When a clustered or nonclustered index is created, the index keys can be sorted either in ascending or descending order. If a query is executed that utilises the index (which is decided by the Query Optimiser) and no ORDER BY clause is specified, the result set will be ordered according to the sort order of the index. The implementation of index characteristics is detailed in the following section.

INDEX CREATION AND ADMINISTRATION


There are several ways to create an index in SQL Server including the Enterprise Manager client tool, Transact-SQL (TSQL) statements and the SQL Distributed Management Objects (SQL-DMO) interface. This document examines the first two methods. To create an index in Enterprise Manager, right click on a table, select All Tasks, then Manage Indexes. Click on the New button to display the Create New Index dialog box shown in figure 2.

Create New Index Dialog
Figure 2. Create New Index Dialog Box

From this dialogue box you can define the characteristics described in the preceding section and several others including the column order, whether to ignore duplicate values in a unique index, whether index statistics should not be recomputed and the file group that the index should be created on.
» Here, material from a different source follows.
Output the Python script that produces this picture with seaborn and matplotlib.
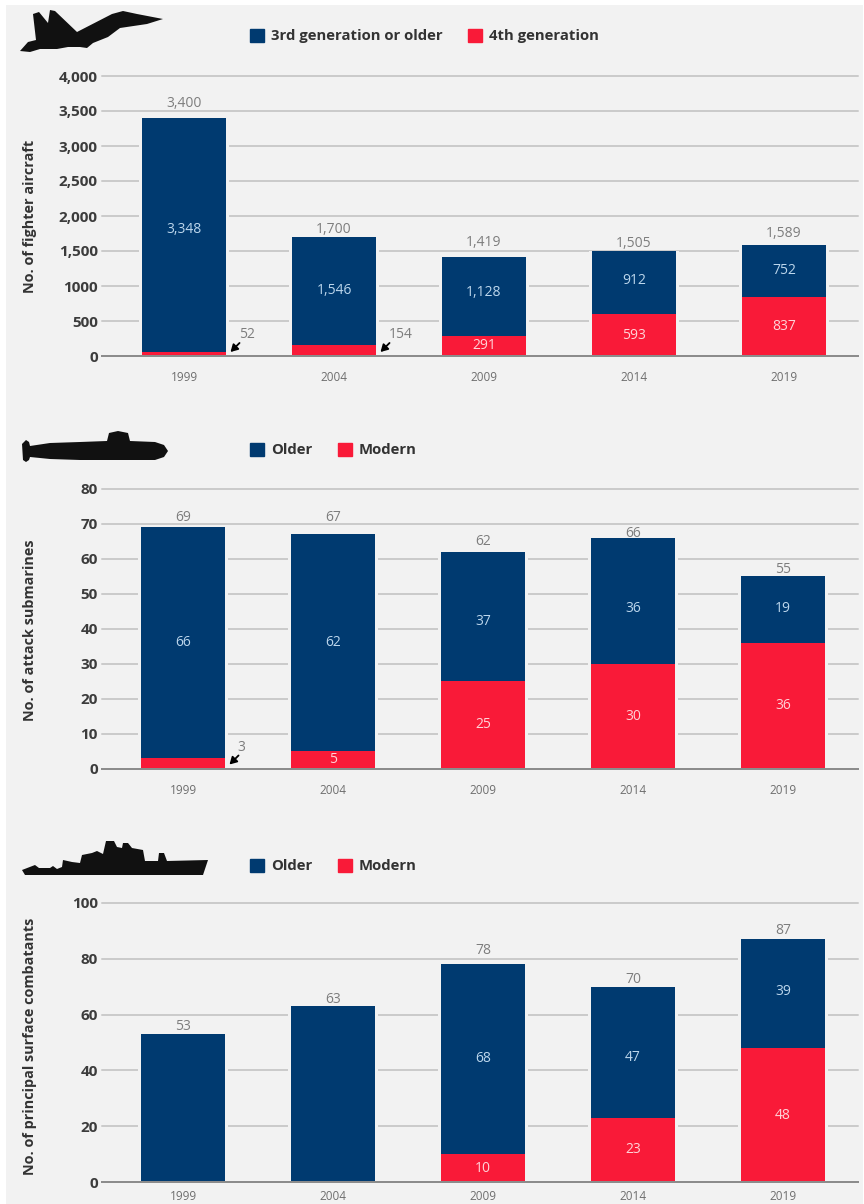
import matplotlib
matplotlib.use('Agg')
import matplotlib.pyplot as plt
from matplotlib.patches import Patch, Polygon, Rectangle
import pandas as pd
import seaborn as sns

W, H = 864, 1204
BG = '#f2f2f2'
NAVY = '#003a70'
RED = '#f91a38'
GRID = '#cbcbcb'

years = ['1999', '2004', '2009', '2014', '2019']

# fighter aircraft
fighter_total = [3400, 1700, 1419, 1505, 1589]
fighter_old = [3348, 1546, 1128, 912, 752]
fighter_new = [52, 154, 291, 593, 837]
fighter_ticks = [0, 500, 1000, 1500, 2000, 2500, 3000, 3500, 4000]
fighter_ticklabels = ['0', '500', '1000', '1,500', '2,000', '2,500', '3,000', '3,500', '4,000']

# attack submarines
sub_total = [69, 67, 62, 66, 55]
sub_old = [66, 62, 37, 36, 19]
sub_new = [3, 5, 25, 30, 36]
sub_ticks = [0, 10, 20, 30, 40, 50, 60, 70, 80]

# surface combatants
ship_total = [53, 63, 78, 70, 87]
ship_old = [None, None, 68, 47, 39]
ship_new = [0, 0, 10, 23, 48]
ship_ticks = [0, 20, 40, 60, 80, 100]

# the source places its numbers by hand, these are the shifts in px (up is positive)
fighter_total_dy = [4, -3, 4, -3, 1]
fighter_old_dy = [4, -1, 2, 0, -1]
sub_total_dy = [0, 7, 0, -6, -3]
sub_old_dy = [-2, -2, -7, -10, -1]
ship_total_dy = [-3, -4, 4, -3, -2]
ship_old_dy = [0, 0, -1, -7, 0]

jet_icon = [(20, 51), (28, 42), (36, 40), (33, 14), (39, 12), (48, 23), (50, 10), (55, 11), (77, 32),
            (112, 14), (123, 11), (137, 14), (163, 19), (147, 24), (120, 28), (108, 37), (93, 43),
            (87, 48), (80, 47), (68, 47), (57, 49), (40, 49), (30, 52)]
sub_icon = [(22, 444), (26, 440), (29, 442), (30, 446), (50, 443), (80, 442), (107, 441), (109, 433),
            (118, 431), (128, 433), (130, 441), (155, 442), (164, 445), (168, 451), (164, 457),
            (155, 460), (80, 460), (50, 459), (30, 457), (29, 460), (26, 462), (23, 460)]
ship_icon = [(22, 870), (35, 865), (39, 868), (50, 868), (53, 866), (57, 869), (62, 867), (63, 860),
             (72, 862), (80, 863), (82, 855), (92, 853), (97, 851), (103, 854), (106, 841), (114, 841),
             (117, 847), (122, 848), (123, 843), (128, 843), (132, 848), (143, 850), (145, 861),
             (158, 861), (159, 853), (164, 853), (167, 861), (208, 860), (203, 875), (25, 875)]

sns.set_theme(style='white')
plt.rcParams['font.family'] = ['Open Sans', 'DejaVu Sans']

fig = plt.figure(figsize=(W / 100, H / 100), dpi=100, facecolor='white')
fig.add_artist(Rectangle((6 / W, 0), (W - 7) / W, 1 - 5 / H, transform=fig.transFigure, fc=BG, ec='none',
                         zorder=-1))


def draw_panel(top, bottom, bar_left, ylim, ticks, ticklabels, ylabel, ylabel_y, total, old, new,
               total_dy, old_dy, legend_names, legend_y, icon, xpad=11):
    # category 0 sits at bar_left + half a bar, categories are 150px apart
    x0 = (bar_left + 42 - 102) / 150
    ax = fig.add_axes([102 / W, 1 - bottom / H, 756 / W, (bottom - top) / H])
    ax.set_facecolor('none')
    df = pd.DataFrame({'year': years, 'total': total, 'new': new})
    # wider background bar gives the small gap where the gridlines meet a column
    sns.barplot(data=df, x='year', y='total', color=BG, saturation=1, width=0.6, linewidth=0, ax=ax)
    sns.barplot(data=df, x='year', y='total', color=NAVY, saturation=1, width=0.56, linewidth=0, ax=ax)
    sns.barplot(data=df, x='year', y='new', color=RED, saturation=1, width=0.56, linewidth=0, ax=ax)
    ax.set_xlim(-x0, (858 - bar_left - 42) / 150)
    ax.set_ylim(*ylim)
    ax.set_yticks(ticks)
    ax.set_yticklabels(ticklabels, fontsize=11, fontweight='bold', color='#3c3c3c')
    ax.tick_params(axis='y', length=0, pad=3)
    ax.tick_params(axis='x', length=0, pad=xpad, labelsize=8.5, labelcolor='#6e6e6e')
    ax.grid(axis='y', color=GRID, lw=1.44)
    ax.set_axisbelow(True)
    # top line sits on the axes edge, keep it as thick as the others
    for line in ax.get_ygridlines():
        line.set_clip_on(False)
    for s in ['top', 'left', 'right']:
        ax.spines[s].set_visible(False)
    ax.spines['bottom'].set_color('#8c8c8c')
    ax.spines['bottom'].set_linewidth(1.44)
    ax.set_xlabel('')
    ax.set_ylabel(ylabel, fontsize=10.4, fontweight='bold', color='#333333')
    ax.yaxis.set_label_coords(37 / W, 1 - ylabel_y / H, transform=fig.transFigure)

    span = ylim[1] - ylim[0]
    per_px = span / (bottom - top)
    for i in range(len(years)):
        ax.annotate(f'{total[i]:,}', (i, total[i] + total_dy[i] * per_px), xytext=(0, 2),
                    textcoords='offset points', ha='center', va='bottom', fontsize=10, color='#7d7d7d')
        if old[i] is not None:
            ax.text(i, new[i] + old[i] / 2 + (2 + old_dy[i]) * per_px, f'{old[i]:,}', ha='center', va='center',
                    fontsize=10, color='#bcd6ec')
        if new[i] / span > 0.05:
            ax.text(i, new[i] / 2, f'{new[i]:,}', ha='center', va='center', fontsize=10, color='#ffd3d8')

    handles = [Patch(color=NAVY, label=legend_names[0]), Patch(color=RED, label=legend_names[1])]
    fig.legend(handles=handles, loc='center left', bbox_to_anchor=(250 / W, 1 - legend_y / H), ncol=2,
               frameon=False, borderpad=0, borderaxespad=0, handlelength=0.95, handleheight=0.95,
               handletextpad=0.48, columnspacing=1.7, prop={'size': 10.7, 'weight': 'bold'},
               labelcolor='#333333')
    fig.add_artist(Polygon([(x / W, 1 - y / H) for x, y in icon], closed=True, fc='#111111', ec='none',
                           transform=fig.transFigure))
    return ax


def callout(ax, i, label, px_per_unit):
    # arrow tip sits just right of the column, a few px above the baseline
    tip = (i + 0.31, 4 / px_per_unit)
    arrow = dict(arrowstyle='-|>,head_width=0.2,head_length=0.35', color='black', lw=1.3, shrinkA=0, shrinkB=0)
    ax.annotate('', xy=tip, xycoords='data', xytext=(6.5, 6.5), textcoords='offset points',
                arrowprops=arrow, annotation_clip=False)
    ax.annotate(label, xy=tip, xycoords='data', xytext=(6, 7), textcoords='offset points',
                fontsize=10, color='#7d7d7d', va='bottom')


ax1 = draw_panel(76, 356, 142, (0, 4000), fighter_ticks, fighter_ticklabels, 'No. of fighter aircraft', 216,
                 fighter_total, fighter_old, fighter_new, fighter_total_dy, fighter_old_dy,
                 ['3rd generation or older', '4th generation'], 36, jet_icon)
ax2 = draw_panel(489, 768.5, 141, (0, 80), sub_ticks, [str(t) for t in sub_ticks], 'No. of attack submarines', 630,
                 sub_total, sub_old, sub_new, sub_total_dy, sub_old_dy, ['Older', 'Modern'], 450, sub_icon)
ax3 = draw_panel(903, 1182, 141, (0, 100), ship_ticks, [str(t) for t in ship_ticks],
                 'No. of principal surface combatants', 1046,
                 ship_total, ship_old, ship_new, ship_total_dy, ship_old_dy, ['Older', 'Modern'], 866, ship_icon,
                 xpad=6)

callout(ax1, 0, '52', 280 / 4000)
callout(ax1, 1, '154', 280 / 4000)
callout(ax2, 0, '3', 279.5 / 80)

fig.savefig('out.png', dpi=100, facecolor='white')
Some of these extra characteristics are discussed later. Enterprise Manager also provides the Create Index Wizard, which allows the step-by-step assisted configuration of existing and new indexes. To access the wizard, click the Tools menu and then select Create Index Wizard from the Select Wizard dialog box.

An index can also be created through the execution of CREATE INDEX, CREATE TABLE and ALTER TABLE TSQL statements. Of these three, the CREATE INDEX syntax is most flexible and allows the specification of index information such as the index name, the table name and the index columns:

CREATE [UNIQUE] [CLUSTERED | NONCLUSTERED] INDEX <index_name>
ON [<table_name>] (<column_name> [ASC | DESC] [,...n])
[WITH [<index_property> [,...n]]
[ON <file_group>]

CREATE UNIQUE CLUSTERED INDEX ON employees (id ASC)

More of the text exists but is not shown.